The tool has a very simple wizard that guides you through what to do. Essentially, you select your drive, select what you want to put on it, and then select the location of the files needed. There’s an option to download the files needed for some of the options, something that’s most relevant for free tools. For putting Windows installation files on it, you simply point it to a .iso file of the Windows installation disc, essentially a single file that’s the equivalent of a physical disc (you can turn your installation disc into such a file in most disc burning utilities, like the free Img Burn).
The wizard truly is very easy to use, and it explains each step in the process. Adding more bootable options to the drive is as simple as running the wizard several times, and each time it will update the multiboot selector with the new options. It will handle everything else for you, so you can just sit back and relax. The list of supported tools and distros is long, and is also a great way to discover things you can put on the drive.
Once you have created your drive, you’re good to go. Booting from a USB drive various from computer to computer, but the most common way is to pay attention to the splash screen right when you boot, see which key to hit to bring up the boot menu, and then select your drive. Some computers are also set up to prioritize booting from a USB drive if a bootable drive is available, and this can be changed in the computer’s BIOS.
Booting the drive will present you with a very simple menu to select what you want to boot, and from there on out it depends on what you selected to boot. Other than the multiboot option, this is essentially the same as booting from a disc, or booting from a single-option drive. The multiboot feature is what makes this so useful, however, as it allows you to have a single drive that has all you need to handle any situation.
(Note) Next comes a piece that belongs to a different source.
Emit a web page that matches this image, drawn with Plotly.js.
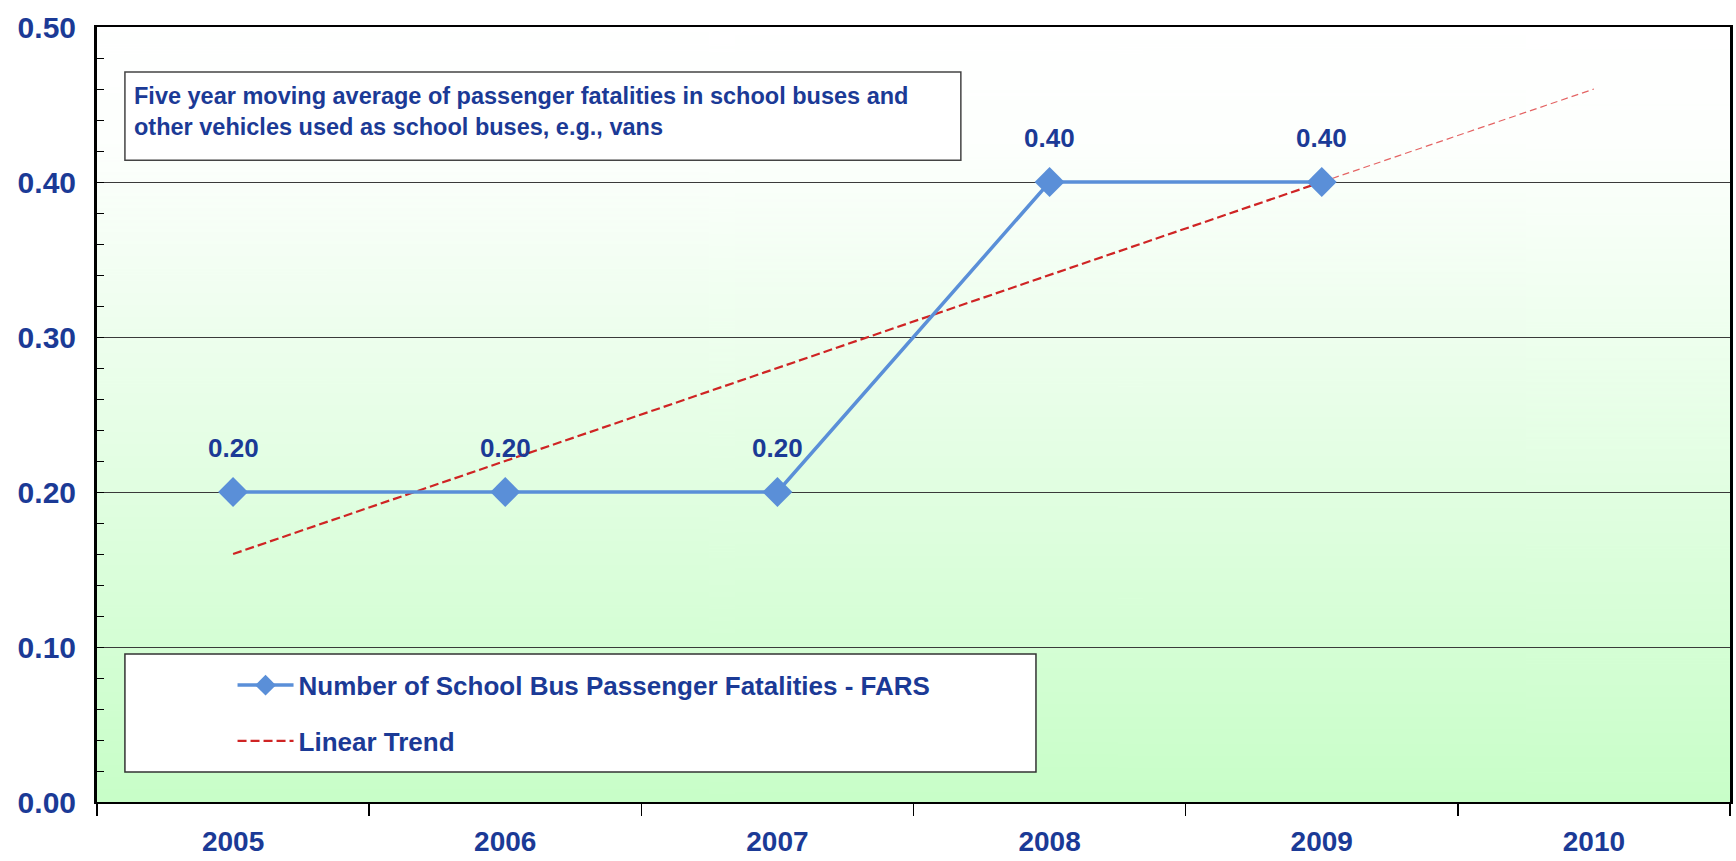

This little “trick” has been around for ages, but the combination of better creation tools (YUMI) and cheaper drives lately have turned this from being something computer geeks do to someone that anyone who ever uses a computer should do. It’s dirt cheap, takes you mere minutes to set up, and can be put in a form that disappears on your keychain. You might never need it, but one day you might face a laptop unwilling to boot, five minutes before you’re supposed to make an important presentation at work. Such a drive can have you up and running in Ubuntu in literally a minute, complete with a full OpenOffice suite. That’s not a bad idea to dedicated a cubic centimeter of keychain space for!